[20181130]如何猜测那些值存在hash冲突.txt
[20181130]如何猜测那些值存在hash冲突.txt
--//今年6月份开始kerrycode的1个帖子提到子查询结果缓存在哈希表中情况:
--//链接:http://www.cnblogs.com/kerrycode/p/9099507.html,摘要:
通俗来将,当使用标量子查询的时候,ORACLE会将子查询结果缓存在哈希表中, 如果后续的记录出现同样的值,优化器通过缓存在哈希
表中的值,判断重复值不用重复调用函数,直接使用上次计算结果即可。从而减少调用函数次数,从而达到优化性能的效果。另外在
ORACLE 10和11中, 哈希表只包含了255个Buckets,也就是说它能存储255个不同值,如果超过这个范围,就会出现散列冲突,那些出现
散列冲突的值就会重复调用函数,即便如此,依然能达到大幅改善性能的效果。
--//我当时就非常想从作者了解"哈希表只包含了255个Buckets",这个观点的出处.kerrycode给了我一个链接:
https://blogs.oracle.com/oraclemagazine/on-caching-and-evangelizing-sql
Oracle Database will use this hash table to remember the scalar subquery and the inputs to it—just :DEPTNO in this case
—and the output from it. At the beginning of every query execution, this cache is empty, but suppose you run the query
and the first PROJECTS row you retrieve has a DEPTNO value of 10. Oracle Database will assign the number 10 to a hash
value between 1 and 255 (the size of the hash table cache in Oracle Database 10g and Oracle Database 11g currently) and
will look in that hash table slot to see if the answer exists. In this case, it will not, so Oracle Database must run
the scalar subquery with the input of 10 to get the answer. If that answer (count) is 42, the hash table may look
something like this:
Select count(*) from emp where emp.deptno = :deptno
:deptno Count(*)
You'll have saved the DEPTNO value of 10 and the answer (count) of 42 in some slot—probably not the first or last slot,
but whatever slot the hash value 10 is assigned to. Now suppose the second row you get back from the PROJECTS table
includes a DEPTNO value of 20. Oracle Database will again look in the hash table after assigning the value 20, and it
will discover "no result in the cache yet." So it will run the scalar subquery, get the result, and put it into the hash
table cache. Now the cache may look like this:
Select count(*) from emp where emp.deptno = :deptno
:deptno Count(*)
Select count(*) from emp where emp.deptno = :deptno
:deptno Count(*)
… …
10 42
Now suppose the query returns a third row and it again includes a DEPTNO value of 10. This time, Oracle Database will
see DEPTNO = 10, find that it already has that value in the hash table cache, and will simply return 42 from the cache
instead of executing the scalar subquery. In fact, it will never have to run that scalar subquery for the DEPTNO values
of 10 or 20 again for that query—it will already have the answer.

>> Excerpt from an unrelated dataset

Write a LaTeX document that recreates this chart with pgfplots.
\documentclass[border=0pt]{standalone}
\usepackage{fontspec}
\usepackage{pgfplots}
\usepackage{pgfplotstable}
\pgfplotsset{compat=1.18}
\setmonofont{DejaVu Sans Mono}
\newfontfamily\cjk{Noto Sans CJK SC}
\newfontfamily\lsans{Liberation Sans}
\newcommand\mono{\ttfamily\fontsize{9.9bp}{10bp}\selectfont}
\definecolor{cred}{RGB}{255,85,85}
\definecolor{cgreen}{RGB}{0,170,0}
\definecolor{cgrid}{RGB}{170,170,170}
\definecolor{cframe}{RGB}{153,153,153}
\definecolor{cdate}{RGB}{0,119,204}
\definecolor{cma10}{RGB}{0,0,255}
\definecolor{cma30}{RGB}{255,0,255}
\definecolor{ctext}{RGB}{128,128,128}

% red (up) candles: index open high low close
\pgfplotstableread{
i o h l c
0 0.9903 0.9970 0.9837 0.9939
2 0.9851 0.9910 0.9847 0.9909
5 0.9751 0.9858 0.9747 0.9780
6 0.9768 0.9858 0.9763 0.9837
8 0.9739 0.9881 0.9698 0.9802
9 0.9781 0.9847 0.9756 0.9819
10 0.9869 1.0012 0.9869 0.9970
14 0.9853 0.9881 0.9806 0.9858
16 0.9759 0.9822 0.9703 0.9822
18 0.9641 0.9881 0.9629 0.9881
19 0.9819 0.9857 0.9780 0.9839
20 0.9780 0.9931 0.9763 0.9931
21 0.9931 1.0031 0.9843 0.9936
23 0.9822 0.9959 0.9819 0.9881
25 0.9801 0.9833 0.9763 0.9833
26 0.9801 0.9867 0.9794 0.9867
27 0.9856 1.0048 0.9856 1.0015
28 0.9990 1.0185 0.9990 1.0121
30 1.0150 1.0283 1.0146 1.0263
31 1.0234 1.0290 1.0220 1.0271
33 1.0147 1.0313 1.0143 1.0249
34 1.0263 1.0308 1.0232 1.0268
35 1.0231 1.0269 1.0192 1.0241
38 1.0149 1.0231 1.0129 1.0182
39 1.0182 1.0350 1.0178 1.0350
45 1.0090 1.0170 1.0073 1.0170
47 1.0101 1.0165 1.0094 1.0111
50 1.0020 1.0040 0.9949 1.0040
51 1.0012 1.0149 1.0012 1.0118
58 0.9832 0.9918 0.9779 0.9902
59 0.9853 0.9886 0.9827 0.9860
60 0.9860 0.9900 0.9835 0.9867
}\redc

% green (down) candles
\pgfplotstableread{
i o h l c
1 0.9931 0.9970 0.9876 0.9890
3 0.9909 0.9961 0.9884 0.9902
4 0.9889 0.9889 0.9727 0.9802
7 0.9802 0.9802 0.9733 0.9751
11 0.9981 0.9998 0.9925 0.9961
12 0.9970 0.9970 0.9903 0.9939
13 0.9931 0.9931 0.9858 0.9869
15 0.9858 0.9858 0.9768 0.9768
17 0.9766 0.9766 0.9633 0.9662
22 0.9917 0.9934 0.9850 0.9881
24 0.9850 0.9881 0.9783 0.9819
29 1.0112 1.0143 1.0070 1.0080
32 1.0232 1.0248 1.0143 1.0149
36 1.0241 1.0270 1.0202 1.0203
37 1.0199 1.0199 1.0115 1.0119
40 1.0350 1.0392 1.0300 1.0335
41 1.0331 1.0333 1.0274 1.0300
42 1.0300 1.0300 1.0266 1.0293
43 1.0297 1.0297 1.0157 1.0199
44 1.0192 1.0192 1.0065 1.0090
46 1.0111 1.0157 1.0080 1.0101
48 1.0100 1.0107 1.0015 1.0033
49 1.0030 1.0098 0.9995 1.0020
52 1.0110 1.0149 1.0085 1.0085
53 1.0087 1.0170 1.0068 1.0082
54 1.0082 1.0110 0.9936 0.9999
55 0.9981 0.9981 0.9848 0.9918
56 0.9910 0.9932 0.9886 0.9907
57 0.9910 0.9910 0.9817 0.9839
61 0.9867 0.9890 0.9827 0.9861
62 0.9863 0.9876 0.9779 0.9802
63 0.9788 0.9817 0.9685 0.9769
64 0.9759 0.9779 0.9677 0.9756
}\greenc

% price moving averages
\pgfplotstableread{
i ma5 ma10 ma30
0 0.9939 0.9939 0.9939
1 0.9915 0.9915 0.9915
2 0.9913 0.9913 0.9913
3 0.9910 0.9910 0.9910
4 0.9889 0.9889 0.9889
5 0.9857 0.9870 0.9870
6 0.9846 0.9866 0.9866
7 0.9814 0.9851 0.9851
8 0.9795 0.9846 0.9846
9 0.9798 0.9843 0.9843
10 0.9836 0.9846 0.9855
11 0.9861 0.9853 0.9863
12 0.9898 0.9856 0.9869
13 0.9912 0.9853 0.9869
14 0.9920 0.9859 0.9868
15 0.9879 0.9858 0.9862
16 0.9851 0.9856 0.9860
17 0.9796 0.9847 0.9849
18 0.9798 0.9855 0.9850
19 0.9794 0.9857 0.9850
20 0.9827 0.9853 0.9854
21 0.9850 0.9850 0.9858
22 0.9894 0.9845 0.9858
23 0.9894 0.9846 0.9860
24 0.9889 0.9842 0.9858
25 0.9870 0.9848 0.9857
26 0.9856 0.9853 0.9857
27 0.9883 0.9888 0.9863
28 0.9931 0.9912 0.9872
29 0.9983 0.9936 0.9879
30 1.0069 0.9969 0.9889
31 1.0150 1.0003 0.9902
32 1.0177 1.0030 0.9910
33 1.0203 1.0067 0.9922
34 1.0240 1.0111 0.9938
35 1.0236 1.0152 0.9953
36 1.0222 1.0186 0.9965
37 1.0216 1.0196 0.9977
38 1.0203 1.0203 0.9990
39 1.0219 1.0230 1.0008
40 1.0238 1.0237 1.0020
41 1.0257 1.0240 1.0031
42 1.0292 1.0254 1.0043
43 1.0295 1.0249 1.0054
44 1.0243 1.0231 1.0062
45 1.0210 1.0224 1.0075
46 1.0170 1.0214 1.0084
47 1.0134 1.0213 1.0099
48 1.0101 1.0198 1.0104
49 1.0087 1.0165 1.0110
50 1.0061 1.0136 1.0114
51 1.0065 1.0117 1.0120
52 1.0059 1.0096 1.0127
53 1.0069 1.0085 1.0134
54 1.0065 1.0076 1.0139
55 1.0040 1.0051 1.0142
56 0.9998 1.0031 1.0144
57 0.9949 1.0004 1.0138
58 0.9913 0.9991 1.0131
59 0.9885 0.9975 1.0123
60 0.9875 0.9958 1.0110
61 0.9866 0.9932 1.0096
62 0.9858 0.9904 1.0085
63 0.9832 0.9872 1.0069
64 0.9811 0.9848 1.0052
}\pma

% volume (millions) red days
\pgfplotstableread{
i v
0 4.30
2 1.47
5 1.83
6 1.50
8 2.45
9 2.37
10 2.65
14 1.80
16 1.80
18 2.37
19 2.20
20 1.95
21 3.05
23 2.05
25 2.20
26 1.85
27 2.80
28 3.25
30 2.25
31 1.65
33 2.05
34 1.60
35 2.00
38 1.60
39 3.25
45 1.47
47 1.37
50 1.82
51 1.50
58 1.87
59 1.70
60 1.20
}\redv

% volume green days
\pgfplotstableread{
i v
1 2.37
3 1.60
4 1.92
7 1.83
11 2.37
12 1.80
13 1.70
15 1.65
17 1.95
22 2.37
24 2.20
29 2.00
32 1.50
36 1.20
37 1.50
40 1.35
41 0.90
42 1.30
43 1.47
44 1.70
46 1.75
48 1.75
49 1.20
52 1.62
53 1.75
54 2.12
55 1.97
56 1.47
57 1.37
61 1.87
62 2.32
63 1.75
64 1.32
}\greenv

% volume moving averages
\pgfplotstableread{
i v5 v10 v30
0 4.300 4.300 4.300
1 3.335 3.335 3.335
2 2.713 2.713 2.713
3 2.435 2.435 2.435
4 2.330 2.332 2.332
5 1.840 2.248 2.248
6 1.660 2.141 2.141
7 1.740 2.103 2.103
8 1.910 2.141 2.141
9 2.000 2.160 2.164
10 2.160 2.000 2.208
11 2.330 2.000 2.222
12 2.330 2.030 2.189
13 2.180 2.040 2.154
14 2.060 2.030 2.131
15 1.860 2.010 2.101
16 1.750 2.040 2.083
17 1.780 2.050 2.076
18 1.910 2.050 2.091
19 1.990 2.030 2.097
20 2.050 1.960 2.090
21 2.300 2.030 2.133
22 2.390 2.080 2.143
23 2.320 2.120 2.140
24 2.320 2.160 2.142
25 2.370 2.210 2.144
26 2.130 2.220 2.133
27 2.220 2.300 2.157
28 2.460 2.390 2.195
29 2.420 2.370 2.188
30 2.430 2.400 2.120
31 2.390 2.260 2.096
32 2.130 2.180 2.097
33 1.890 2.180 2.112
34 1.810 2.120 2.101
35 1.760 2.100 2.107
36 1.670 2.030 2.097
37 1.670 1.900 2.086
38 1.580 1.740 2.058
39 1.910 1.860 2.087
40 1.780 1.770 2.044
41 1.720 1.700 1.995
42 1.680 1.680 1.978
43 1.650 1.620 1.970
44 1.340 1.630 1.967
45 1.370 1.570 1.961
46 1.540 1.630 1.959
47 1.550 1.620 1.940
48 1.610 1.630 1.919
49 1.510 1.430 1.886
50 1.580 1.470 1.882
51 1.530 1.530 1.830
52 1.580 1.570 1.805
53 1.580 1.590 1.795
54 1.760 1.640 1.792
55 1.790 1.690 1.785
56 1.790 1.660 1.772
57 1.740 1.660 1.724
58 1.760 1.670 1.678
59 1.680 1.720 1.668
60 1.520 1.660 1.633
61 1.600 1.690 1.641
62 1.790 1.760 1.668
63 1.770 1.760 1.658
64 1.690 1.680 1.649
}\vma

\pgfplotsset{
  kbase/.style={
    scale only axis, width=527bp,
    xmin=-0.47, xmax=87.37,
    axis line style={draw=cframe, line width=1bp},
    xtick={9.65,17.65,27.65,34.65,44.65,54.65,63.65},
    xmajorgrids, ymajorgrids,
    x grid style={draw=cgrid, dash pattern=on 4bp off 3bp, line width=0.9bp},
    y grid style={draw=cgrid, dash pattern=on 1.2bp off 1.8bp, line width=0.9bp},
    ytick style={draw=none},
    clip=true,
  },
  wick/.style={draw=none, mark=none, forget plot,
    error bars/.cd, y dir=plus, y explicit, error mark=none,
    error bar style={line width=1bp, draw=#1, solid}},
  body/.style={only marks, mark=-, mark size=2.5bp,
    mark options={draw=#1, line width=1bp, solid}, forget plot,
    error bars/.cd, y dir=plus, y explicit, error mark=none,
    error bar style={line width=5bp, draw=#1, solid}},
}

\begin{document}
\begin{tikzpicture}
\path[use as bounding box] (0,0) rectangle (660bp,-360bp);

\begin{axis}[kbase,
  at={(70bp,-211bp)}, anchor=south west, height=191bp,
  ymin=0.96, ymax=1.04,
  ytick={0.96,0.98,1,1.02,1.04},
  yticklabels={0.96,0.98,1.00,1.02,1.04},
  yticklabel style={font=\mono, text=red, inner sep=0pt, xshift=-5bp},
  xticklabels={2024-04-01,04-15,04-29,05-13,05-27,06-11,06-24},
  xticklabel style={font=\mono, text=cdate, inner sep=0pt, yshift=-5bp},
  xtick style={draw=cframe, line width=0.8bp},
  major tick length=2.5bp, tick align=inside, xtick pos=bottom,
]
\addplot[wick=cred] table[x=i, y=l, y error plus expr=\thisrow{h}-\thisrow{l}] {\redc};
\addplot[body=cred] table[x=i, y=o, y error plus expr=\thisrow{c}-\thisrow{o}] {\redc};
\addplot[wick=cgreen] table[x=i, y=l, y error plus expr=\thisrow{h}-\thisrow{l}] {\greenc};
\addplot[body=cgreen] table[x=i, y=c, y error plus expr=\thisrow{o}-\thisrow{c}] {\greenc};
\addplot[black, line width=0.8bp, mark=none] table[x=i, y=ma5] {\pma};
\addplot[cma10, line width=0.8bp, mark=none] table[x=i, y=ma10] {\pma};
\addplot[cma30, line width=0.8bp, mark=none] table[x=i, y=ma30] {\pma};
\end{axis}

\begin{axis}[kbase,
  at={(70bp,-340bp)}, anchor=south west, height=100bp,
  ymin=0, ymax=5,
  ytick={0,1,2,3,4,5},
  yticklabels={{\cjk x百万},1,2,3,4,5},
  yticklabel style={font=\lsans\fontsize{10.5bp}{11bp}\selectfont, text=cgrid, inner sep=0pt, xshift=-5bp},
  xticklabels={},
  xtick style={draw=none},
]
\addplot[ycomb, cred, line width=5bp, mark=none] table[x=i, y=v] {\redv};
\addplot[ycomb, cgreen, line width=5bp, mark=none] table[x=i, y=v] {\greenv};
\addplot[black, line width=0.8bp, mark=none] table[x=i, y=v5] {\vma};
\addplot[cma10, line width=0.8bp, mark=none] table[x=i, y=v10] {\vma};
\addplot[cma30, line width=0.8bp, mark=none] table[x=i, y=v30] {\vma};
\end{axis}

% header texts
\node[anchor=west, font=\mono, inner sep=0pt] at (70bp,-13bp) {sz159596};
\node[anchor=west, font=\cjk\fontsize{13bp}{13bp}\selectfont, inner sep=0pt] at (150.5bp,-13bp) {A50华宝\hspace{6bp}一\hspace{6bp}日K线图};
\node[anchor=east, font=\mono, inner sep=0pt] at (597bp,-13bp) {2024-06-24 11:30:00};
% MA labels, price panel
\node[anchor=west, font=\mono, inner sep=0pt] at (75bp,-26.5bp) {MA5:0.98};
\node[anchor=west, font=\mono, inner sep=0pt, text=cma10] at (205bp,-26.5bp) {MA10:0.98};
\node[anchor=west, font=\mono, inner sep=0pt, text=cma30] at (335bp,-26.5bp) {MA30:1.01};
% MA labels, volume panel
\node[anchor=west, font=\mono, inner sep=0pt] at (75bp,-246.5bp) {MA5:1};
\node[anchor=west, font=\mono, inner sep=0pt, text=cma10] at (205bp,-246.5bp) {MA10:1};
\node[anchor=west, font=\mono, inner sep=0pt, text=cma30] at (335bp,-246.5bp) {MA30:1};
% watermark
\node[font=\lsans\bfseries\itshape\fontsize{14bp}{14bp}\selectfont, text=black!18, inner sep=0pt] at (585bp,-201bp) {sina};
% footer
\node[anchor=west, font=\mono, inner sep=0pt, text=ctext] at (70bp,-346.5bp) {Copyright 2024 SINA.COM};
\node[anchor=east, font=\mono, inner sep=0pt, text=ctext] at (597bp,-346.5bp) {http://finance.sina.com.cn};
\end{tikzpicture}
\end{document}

What happens if the number of unique DEPTNO values exceeds the size of the hash table? What if there are more than 255
values? Or, more generally, if more than one DEPTNO value is assigned to the same slot in the hash table, what happens
in a hash collision?
The answer is the same for all these questions and is rather simple: Oracle Database will not be able to cache the
second or nth value to that slot in the hash table. For example, what if the third row returned by the query contains
the DEPTNO = 30 value? Further, suppose that DEPTNO = 30 is to be assigned to exactly the same hash table slot as DEPTNO
= 10. The database won't be able to effectively cache DEPTNO = 30 in this case—the value will never make it into the
hash table. It will, however, be "partially cached." Oracle Database still has the hash table with all the previous
executions, but it also keeps the last scalar subquery result it had "next to" the hash table. That is, if the fourth
row also includes a DEPTNO = 30 value, Oracle Database will discover that the result is not in the hash table but is
"next to" the hash table, because the last time it ran the scalar subquery, it was run with an input of 30. On the other
hand, if the fourth row includes a DEPTNO = 40 value, Oracle Database will run the scalar subquery with the DEPTNO = 40
value (because it hasn't seen that value yet during this query execution) and overwrite the DEPTNO = 30 result. The next
time Oracle Database sees DEPTNO = 30 in the result set, it'll have to run that scalar subquery again.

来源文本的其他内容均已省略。